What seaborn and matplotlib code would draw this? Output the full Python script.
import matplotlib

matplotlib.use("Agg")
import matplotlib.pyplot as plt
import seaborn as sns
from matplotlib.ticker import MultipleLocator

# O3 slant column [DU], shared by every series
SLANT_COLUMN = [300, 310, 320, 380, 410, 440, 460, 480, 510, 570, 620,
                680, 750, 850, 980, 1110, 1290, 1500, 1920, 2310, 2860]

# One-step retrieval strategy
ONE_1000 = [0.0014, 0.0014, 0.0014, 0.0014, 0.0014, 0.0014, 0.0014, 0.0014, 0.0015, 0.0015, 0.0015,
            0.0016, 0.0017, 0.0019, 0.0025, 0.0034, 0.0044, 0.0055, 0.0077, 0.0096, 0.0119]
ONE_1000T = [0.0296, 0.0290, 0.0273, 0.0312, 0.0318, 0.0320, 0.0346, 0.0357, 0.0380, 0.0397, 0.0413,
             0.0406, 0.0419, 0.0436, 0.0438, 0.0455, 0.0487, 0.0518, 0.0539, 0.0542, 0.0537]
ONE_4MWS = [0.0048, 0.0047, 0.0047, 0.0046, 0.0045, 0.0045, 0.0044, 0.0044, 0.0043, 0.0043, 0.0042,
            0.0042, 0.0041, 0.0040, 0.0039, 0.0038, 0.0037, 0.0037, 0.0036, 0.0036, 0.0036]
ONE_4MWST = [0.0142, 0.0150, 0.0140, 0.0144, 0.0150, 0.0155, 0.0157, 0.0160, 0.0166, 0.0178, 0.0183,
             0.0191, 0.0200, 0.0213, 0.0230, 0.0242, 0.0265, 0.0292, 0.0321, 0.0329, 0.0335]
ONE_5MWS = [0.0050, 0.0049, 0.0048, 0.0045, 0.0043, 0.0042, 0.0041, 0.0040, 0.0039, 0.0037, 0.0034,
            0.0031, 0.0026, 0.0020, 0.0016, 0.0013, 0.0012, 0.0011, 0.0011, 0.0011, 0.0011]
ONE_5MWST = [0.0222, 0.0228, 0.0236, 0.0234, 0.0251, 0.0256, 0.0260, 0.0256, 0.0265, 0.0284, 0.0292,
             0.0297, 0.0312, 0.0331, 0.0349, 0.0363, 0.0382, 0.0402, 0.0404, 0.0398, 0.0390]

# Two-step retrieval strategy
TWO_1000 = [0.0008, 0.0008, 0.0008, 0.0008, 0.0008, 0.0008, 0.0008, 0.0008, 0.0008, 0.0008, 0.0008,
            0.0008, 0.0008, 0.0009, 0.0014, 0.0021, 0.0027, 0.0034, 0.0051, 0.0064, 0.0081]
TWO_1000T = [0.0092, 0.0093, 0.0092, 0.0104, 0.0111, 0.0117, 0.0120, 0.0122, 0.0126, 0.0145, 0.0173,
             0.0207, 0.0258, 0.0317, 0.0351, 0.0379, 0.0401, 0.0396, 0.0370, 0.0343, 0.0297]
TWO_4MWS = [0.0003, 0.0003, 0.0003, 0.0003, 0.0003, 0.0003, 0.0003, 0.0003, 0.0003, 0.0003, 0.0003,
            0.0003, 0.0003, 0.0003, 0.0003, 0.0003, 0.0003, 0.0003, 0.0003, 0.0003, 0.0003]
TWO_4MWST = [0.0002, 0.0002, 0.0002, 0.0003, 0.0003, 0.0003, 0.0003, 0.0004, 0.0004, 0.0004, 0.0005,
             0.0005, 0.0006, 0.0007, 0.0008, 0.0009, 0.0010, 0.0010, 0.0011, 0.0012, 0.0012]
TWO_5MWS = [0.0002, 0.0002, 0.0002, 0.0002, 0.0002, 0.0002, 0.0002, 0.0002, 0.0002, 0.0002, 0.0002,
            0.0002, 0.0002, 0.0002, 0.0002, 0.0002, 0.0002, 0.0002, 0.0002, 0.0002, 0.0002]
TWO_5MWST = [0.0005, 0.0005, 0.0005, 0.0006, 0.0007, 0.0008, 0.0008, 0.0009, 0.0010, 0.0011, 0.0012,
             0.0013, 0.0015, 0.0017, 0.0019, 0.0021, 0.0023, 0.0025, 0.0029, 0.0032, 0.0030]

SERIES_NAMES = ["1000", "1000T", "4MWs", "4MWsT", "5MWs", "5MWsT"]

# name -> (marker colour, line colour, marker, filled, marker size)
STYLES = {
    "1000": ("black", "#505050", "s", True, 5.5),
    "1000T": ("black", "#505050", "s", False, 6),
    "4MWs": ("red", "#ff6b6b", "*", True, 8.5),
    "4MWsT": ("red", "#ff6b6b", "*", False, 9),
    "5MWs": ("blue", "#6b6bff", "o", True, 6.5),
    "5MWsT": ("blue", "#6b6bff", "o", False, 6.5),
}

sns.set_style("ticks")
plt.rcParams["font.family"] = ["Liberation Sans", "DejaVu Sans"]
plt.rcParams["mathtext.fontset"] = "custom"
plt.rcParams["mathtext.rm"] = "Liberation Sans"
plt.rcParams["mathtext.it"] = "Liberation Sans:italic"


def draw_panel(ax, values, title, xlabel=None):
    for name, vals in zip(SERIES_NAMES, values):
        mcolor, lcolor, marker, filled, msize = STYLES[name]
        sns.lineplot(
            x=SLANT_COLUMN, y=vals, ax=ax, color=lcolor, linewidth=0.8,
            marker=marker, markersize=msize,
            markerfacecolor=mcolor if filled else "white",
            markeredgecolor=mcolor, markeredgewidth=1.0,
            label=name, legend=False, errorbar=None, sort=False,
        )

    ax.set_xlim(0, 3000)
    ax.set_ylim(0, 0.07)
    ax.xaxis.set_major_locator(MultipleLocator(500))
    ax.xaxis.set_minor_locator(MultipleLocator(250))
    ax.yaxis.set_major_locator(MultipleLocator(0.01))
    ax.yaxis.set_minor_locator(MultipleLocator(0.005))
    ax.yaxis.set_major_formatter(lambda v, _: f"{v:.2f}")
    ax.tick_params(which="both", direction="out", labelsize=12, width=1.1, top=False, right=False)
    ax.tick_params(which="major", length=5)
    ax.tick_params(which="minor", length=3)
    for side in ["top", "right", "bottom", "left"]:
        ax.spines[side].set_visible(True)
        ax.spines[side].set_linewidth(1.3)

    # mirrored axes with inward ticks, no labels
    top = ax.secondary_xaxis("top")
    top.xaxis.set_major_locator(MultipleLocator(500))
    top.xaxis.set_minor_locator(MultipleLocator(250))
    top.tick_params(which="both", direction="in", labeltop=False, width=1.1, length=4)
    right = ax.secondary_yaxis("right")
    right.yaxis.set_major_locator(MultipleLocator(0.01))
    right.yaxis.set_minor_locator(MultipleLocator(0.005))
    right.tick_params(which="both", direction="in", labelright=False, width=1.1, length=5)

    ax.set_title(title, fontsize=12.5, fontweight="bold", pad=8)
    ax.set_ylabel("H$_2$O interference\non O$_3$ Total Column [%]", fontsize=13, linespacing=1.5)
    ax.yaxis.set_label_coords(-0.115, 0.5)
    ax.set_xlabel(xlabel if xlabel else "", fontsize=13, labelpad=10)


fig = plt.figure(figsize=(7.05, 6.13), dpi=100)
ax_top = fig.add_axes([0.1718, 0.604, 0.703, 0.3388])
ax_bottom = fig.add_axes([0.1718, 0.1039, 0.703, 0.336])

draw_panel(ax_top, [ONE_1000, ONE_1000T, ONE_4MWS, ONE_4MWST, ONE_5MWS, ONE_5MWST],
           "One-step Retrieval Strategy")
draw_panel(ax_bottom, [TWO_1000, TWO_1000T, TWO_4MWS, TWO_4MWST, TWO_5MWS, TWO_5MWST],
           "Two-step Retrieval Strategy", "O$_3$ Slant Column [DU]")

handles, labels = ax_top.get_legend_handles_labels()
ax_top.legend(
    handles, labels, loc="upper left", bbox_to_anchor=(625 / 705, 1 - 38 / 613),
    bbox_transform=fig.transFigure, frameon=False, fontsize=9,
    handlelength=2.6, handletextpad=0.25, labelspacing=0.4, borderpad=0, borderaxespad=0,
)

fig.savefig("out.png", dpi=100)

WHAT TO WORK ON:
Return the opening line of the data and every line after it through the line containing "680, 750, 850, 980, 1110, 1290, 1500, 1920, 2310, 2860]", please, exactly as written and with nothing added.

WRITTEN RESPONSE:
What seaborn and matplotlib code would draw this? Output the full Python script.
import matplotlib

matplotlib.use("Agg")
import matplotlib.pyplot as plt
import seaborn as sns
from matplotlib.ticker import MultipleLocator

# O3 slant column [DU], shared by every series
SLANT_COLUMN = [300, 310, 320, 380, 410, 440, 460, 480, 510, 570, 620,
                680, 750, 850, 980, 1110, 1290, 1500, 1920, 2310, 2860]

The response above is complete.